Marcus Fairs: Klienschmidt said that the generic infrastructure provided by the aid organisations is often not appreciated by the refugees, who hack it to make it better reflect their needs and aspirations.
Corinne Gray: Absolutely, they do, they do. If you go to Zaatari [a refugee camp in Jordan that holds 80,000 people and which is turning into a permanent city], we put up a few street lights and then, through ingenuity, they found a way to do spaghetti wiring. They're using it to power their businesses. There's a street in Zaatari called Champs Elysees where you can by clothes, wedding dresses, pizza delivery; everything is there. What we are realising more and more is that these communities want to do it for themselves.
We used the bottom up approach in Kampala this year. One of things they all said was first of all they were thankful for that event. They talked about the fact that they were glad to be made equal to the humanitarians – we had 40 refugees and 40 humanitarians in a two-day conference together.
And the third thing they talked about is, food is one thing but we want tools. We want knowledge. We want mentorship. We want the knowledge you have, the tools you have, because we want to do things for ourselves. There is this great quote from a refugee: when you design a solution for us, you say that this solution is yours.
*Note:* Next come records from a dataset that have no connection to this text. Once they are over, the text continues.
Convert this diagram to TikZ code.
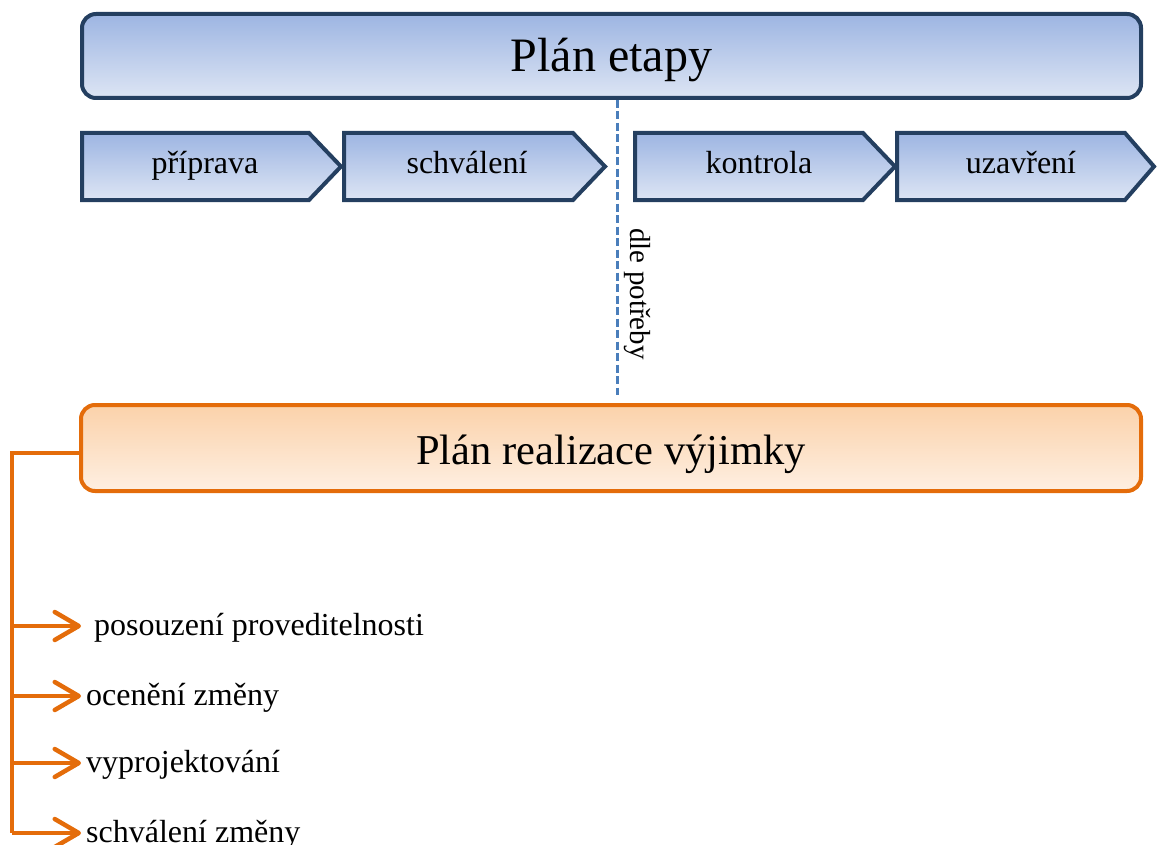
\documentclass[tikz,border=0pt]{standalone}
\usepackage{fontspec}
\setmainfont{Liberation Serif}
\usetikzlibrary{arrows.meta}

\definecolor{navy}{HTML}{243F60}
\definecolor{bluetop}{HTML}{9DB5E2}
\definecolor{bluebot}{HTML}{DDE5F4}
\definecolor{orng}{HTML}{E46C0A}
\definecolor{orngtop}{HTML}{FBD2AA}
\definecolor{orngbot}{HTML}{FEEFE2}
\definecolor{dashblue}{HTML}{4A7EBB}

\tikzset{
  phasebox/.style={draw=navy, line width=4pt, rounded corners=14pt,
    top color=bluetop, bottom color=bluebot, inner sep=0pt,
    minimum width=1059pt, minimum height=84pt,
    text height=32pt, text depth=0pt, font=\fontsize{48}{54}\selectfont},
  exceptbox/.style={draw=orng, line width=4pt, rounded corners=14pt,
    top color=orngtop, bottom color=orngbot, inner sep=0pt,
    minimum width=1060pt, minimum height=86pt,
    text height=32pt, text depth=0pt, font=\fontsize{42.5}{48}\selectfont},
  chevron/.style={draw=navy, line width=4pt, line join=miter,
    top color=bluetop, bottom color=bluebot},
  chevlabel/.style={anchor=base, inner sep=0pt, font=\fontsize{32}{38}\selectfont},
  sidelabel/.style={anchor=base, inner sep=0pt, rotate=-90,
    font=\fontsize{29}{34}\selectfont},
  divider/.style={draw=dashblue, line width=3pt, dash pattern=on 8pt off 3.5pt},
  trunkline/.style={draw=orng, line width=4pt},
  branch/.style={draw=orng, line width=4pt,
    -{Straight Barb[length=24pt, width=28pt, line width=4.5pt, round]}},
  item/.style={anchor=west, inner sep=0pt, text height=24pt, text depth=5pt,
    font=\fontsize{32}{38}\selectfont}
}

\begin{document}
\begin{tikzpicture}[x=1pt, y=-1pt]
\useasboundingbox (0,0) rectangle (1158,845);

% stage plan and its phases
\node[phasebox] (etapa) at (611.5,56) {Plán etapy};

\path[chevron] (82,133) -- (309,133) -- (341,166.5) -- (309,200) -- (82,200) -- cycle;
\path[chevron] (344,133) -- (573,133) -- (605,166.5) -- (573,200) -- (344,200) -- cycle;
\path[chevron] (635,133) -- (863,133) -- (895,166.5) -- (863,200) -- (635,200) -- cycle;
\path[chevron] (897,133) -- (1125,133) -- (1154,166.5) -- (1125,200) -- (897,200) -- cycle;

\node[chevlabel] (priprava) at (205,174) {příprava};
\node[chevlabel] (schvaleni) at (467,174) {schválení};
\node[chevlabel] (kontrola) at (759,174) {kontrola};
\node[chevlabel] (uzavreni) at (1021,174) {uzavření};

% optional link to the exception plan
\coordinate (dashend) at (617,395);
\draw[divider] ([xshift=5.5pt]etapa.south) -- (dashend);
\node[sidelabel] (potreba) at (630,294) {dle potřeby};

% exception plan and its steps
\node[exceptbox] (realizace) at (611,448) {Plán realizace výjimky};

\node[item] (posouzeni) at (86,626) {\ posouzení proveditelnosti};
\node[item] (oceneni) at (86,696) {ocenění změny};
\node[item] (projekt) at (86,763) {vyprojektování};
\node[item] (zmena) at (86,833) {schválení změny};

\coordinate (trunk) at (12,453);
\draw[trunkline] ([yshift=-5pt]realizace.west) -- (trunk) -- (trunk |- zmena.west);

\foreach \n in {posouzeni,oceneni,projekt,zmena}
  \draw[branch] (trunk |- \n.west) -- ([xshift=-5pt]\n.west);
\end{tikzpicture}
\end{document}
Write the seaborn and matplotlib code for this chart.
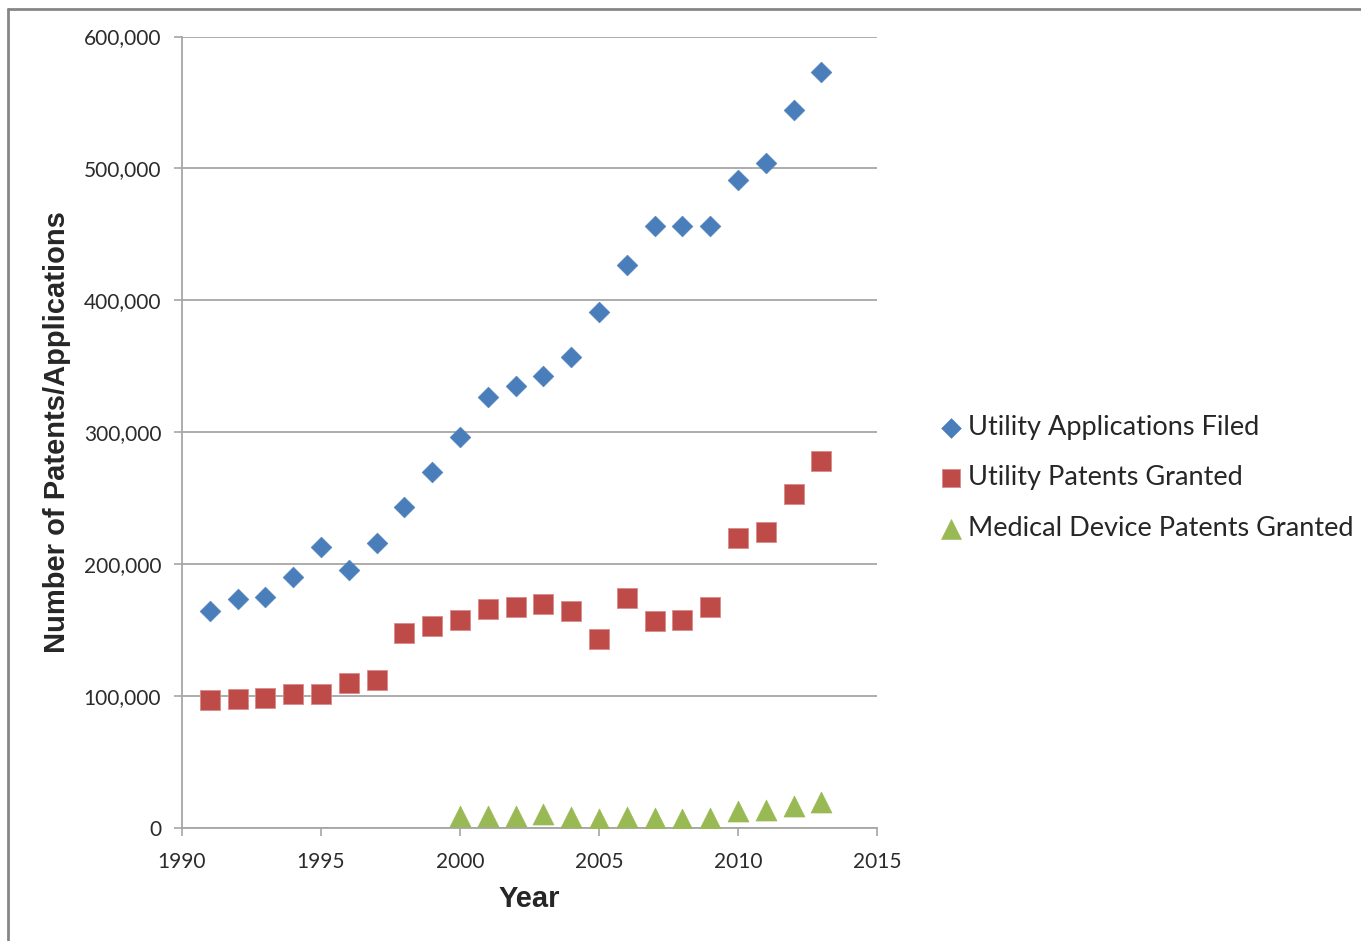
import matplotlib
matplotlib.use("Agg")
import matplotlib.pyplot as plt
from matplotlib.lines import Line2D
from matplotlib.ticker import FuncFormatter, MultipleLocator
import pandas as pd
import seaborn as sns

# Yearly counts
years = [1991, 1992, 1993, 1994, 1995, 1996, 1997, 1998, 1999, 2000, 2001, 2002,
         2003, 2004, 2005, 2006, 2007, 2008, 2009, 2010, 2011, 2012, 2013]
applications_filed = [164300, 173400, 175100, 190300, 212800, 195600, 215600, 243400,
                      270000, 296500, 326900, 335000, 342800, 357200, 391400, 426300,
                      456600, 456600, 456600, 490800, 504400, 543900, 572700]
patents_granted = [96700, 97500, 98500, 101000, 101000, 109400, 111900, 147800,
                   153100, 157400, 165800, 167500, 169300, 164000, 143300, 173900,
                   156700, 157400, 167500, 219400, 224000, 252800, 278100]
med_years = [2000, 2001, 2002, 2003, 2004, 2005, 2006, 2007, 2008, 2009, 2010, 2011,
             2012, 2013]
med_device_granted = [9100, 9100, 9100, 10200, 8200, 6600, 8200, 7300, 6600, 7300,
                      12600, 13600, 16200, 19000]

series_names = ["Utility Applications Filed", "Utility Patents Granted",
                "Medical Device Patents Granted"]

sns.set_style("white")
plt.rcParams["font.family"] = ["Lato", "DejaVu Sans"]

df_apps = pd.DataFrame({"year": years, "count": applications_filed})
df_pat = pd.DataFrame({"year": years, "count": patents_granted})
df_med = pd.DataFrame({"year": med_years, "count": med_device_granted})

W, H = 1361, 941
fig = plt.figure(figsize=(W / 100, H / 100), dpi=100)
ax = fig.add_axes([182 / W, (H - 827.5) / H, (877 - 182) / W, (827.5 - 36.5) / H])

blue, red, green = "#4A7EBB", "#BE4B48", "#98B954"
sns.scatterplot(data=df_apps, x="year", y="count", ax=ax, marker="D", s=112,
                color=blue, edgecolor=blue, linewidth=0.4, label=series_names[0],
                zorder=3)
sns.scatterplot(data=df_pat, x="year", y="count", ax=ax, marker="s", s=200,
                color=red, edgecolor="#D98C8A", linewidth=0.6, label=series_names[1],
                zorder=3)
sns.scatterplot(data=df_med, x="year", y="count", ax=ax, marker="^", s=230,
                color=green, edgecolor=green, linewidth=0.4, label=series_names[2],
                zorder=3)

ax.set_xlim(1990, 2015)
ax.set_ylim(0, 600000)
ax.xaxis.set_major_locator(MultipleLocator(5))
ax.yaxis.set_major_locator(MultipleLocator(100000))
ax.yaxis.set_major_formatter(FuncFormatter(lambda v, p: f"{int(v):,}"))

grid_c = "#A6A6A6"
ax.yaxis.grid(True, color=grid_c, linewidth=1.3, zorder=0)
ax.xaxis.grid(False)
ax.set_axisbelow(True)
for side in ("top", "right"):
    ax.spines[side].set_visible(False)
for side in ("left", "bottom"):
    ax.spines[side].set_color(grid_c)
    ax.spines[side].set_linewidth(1.3)

ax.tick_params(axis="both", direction="out", length=6, width=1.2, color=grid_c,
               labelsize=15, labelcolor="#2B2B2B")
ax.tick_params(axis="y", pad=9, left=True)
ax.tick_params(axis="x", pad=12, bottom=True)

ax.set_xlabel("Year", fontsize=21, fontweight="bold", family=["Liberation Sans"],
              labelpad=9)
ax.set_ylabel("Number of Patents/Applications", fontsize=21, fontweight="bold",
              family=["Liberation Sans"], labelpad=9)

ax.legend(loc="center left", bbox_to_anchor=(941 / W, 1 - 478 / H),
          bbox_transform=fig.transFigure, frameon=False, fontsize=19.5,
          markerscale=0.95, handlelength=0.74, handletextpad=0.24,
          labelspacing=0.95, borderpad=0, borderaxespad=0)

# Outer chart frame (left and top edges)
border = "#868686"
fig.add_artist(Line2D([7.5 / W, 7.5 / W], [0, 1 - 8.5 / H], transform=fig.transFigure,
                      color=border, linewidth=2))
fig.add_artist(Line2D([7.5 / W, 1], [1 - 8.5 / H, 1 - 8.5 / H],
                      transform=fig.transFigure, color=border, linewidth=2))

fig.savefig("out.png", dpi=100, facecolor="white")
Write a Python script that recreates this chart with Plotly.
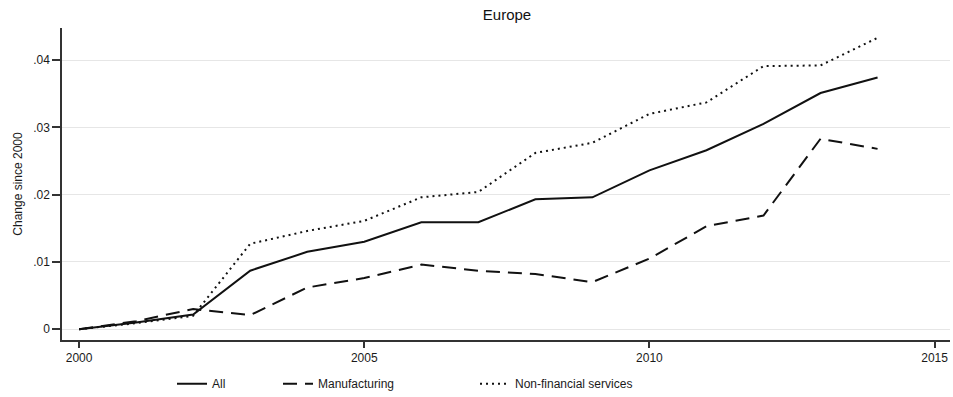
import plotly.graph_objects as go

years = list(range(2000, 2015))
all_vals = [0.0, 0.001, 0.0022, 0.0087, 0.0115, 0.0130, 0.0159, 0.0159, 0.0193, 0.0196, 0.0236, 0.0266, 0.0305, 0.0351, 0.0374]
manuf_vals = [0.0, 0.0012, 0.0030, 0.0021, 0.0062, 0.0076, 0.0096, 0.0087, 0.0082, 0.0070, 0.0105, 0.0153, 0.0169, 0.0283, 0.0268]
nonfin_vals = [0.0, 0.0009, 0.0020, 0.0127, 0.0146, 0.0161, 0.0196, 0.0204, 0.0262, 0.0277, 0.0320, 0.0337, 0.0391, 0.0392, 0.0433]

y_ticks = [0, 0.01, 0.02, 0.03, 0.04]
y_labels = ["0", ".01", ".02", ".03", ".04"]
x_ticks = [2000, 2005, 2010, 2015]

font = dict(family="Liberation Sans, Arial, sans-serif", size=12, color="#1a1a1a")

fig = go.Figure()
fig.add_trace(go.Scatter(x=years, y=all_vals, mode="lines", name="All", showlegend=True,
                         line=dict(color="#111", width=2), legend="legend"))
fig.add_trace(go.Scatter(x=years, y=manuf_vals, mode="lines", name="Manufacturing", showlegend=True,
                         line=dict(color="#111", width=2, dash="14px,8px"), legend="legend2"))
fig.add_trace(go.Scatter(x=years, y=nonfin_vals, mode="lines", name="Non-financial services", showlegend=True,
                         line=dict(color="#111", width=2, dash="2px,4px"), legend="legend3"))

leg_common = dict(orientation="h", yanchor="middle", y=-0.14, xanchor="left",
                  bgcolor="rgba(0,0,0,0)", font=font, visible=True)
fig.update_layout(
    width=953, height=397,
    margin=dict(l=62, r=3, t=28, b=57, autoexpand=False),
    paper_bgcolor="white", plot_bgcolor="white",
    font=font,
    showlegend=True,
    title=dict(text="Europe", x=0.532, xanchor="center", y=0.962, yanchor="middle",
               font=dict(family="Liberation Sans, Arial, sans-serif", size=15, color="#111")),
    legend=dict(x=(172 - 62) / 888, **leg_common),
    legend2=dict(x=(278 - 62) / 888, **leg_common),
    legend3=dict(x=(475 - 62) / 888, **leg_common),
    xaxis=dict(range=[1999.7, 2015.27], tickvals=x_ticks, ticks="outside", ticklen=6,
               tickwidth=1.5, tickcolor="#333", showline=True, linecolor="#333", linewidth=1.5,
               showgrid=False, zeroline=False, tickfont=font),
    yaxis=dict(range=[-0.0016, 0.04476], tickvals=y_ticks, ticktext=y_labels, ticks="outside",
               ticklen=8, tickwidth=1.5, tickcolor="#333", showline=True, linecolor="#333",
               linewidth=1.5, showgrid=True, gridcolor="#e6e6e6", gridwidth=1, zeroline=False,
               tickfont=font, title=dict(text="Change since 2000", font=font, standoff=8)),
)

fig.write_html("out.html")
When we come up with our own solutions we can say it's ours and we can truly own it.
It should be design "by". But within the humanitarian space there is room for all three. For example in an emergency situation – and it goes back to Maslow's hierarchy of needs – which is part of the MIT D-Lab curriculum – it's understanding that at the basic level people need to get their food, their shelter and their situation sorted out before they get into self realisation.
So yes in an emergency situation there is room for top-down innovations. But once people have got into place and have got settled and can think about personal development, that's when we should be thinking about moving into design "by".
Marcus Fairs: And that's becoming part of UNHCR's approach?
Corinne Gray: Yes. It's definitely a result of us working with refugees and hearing what they need and also us critiquing our own approach and really starting to see where the needs and challenges are.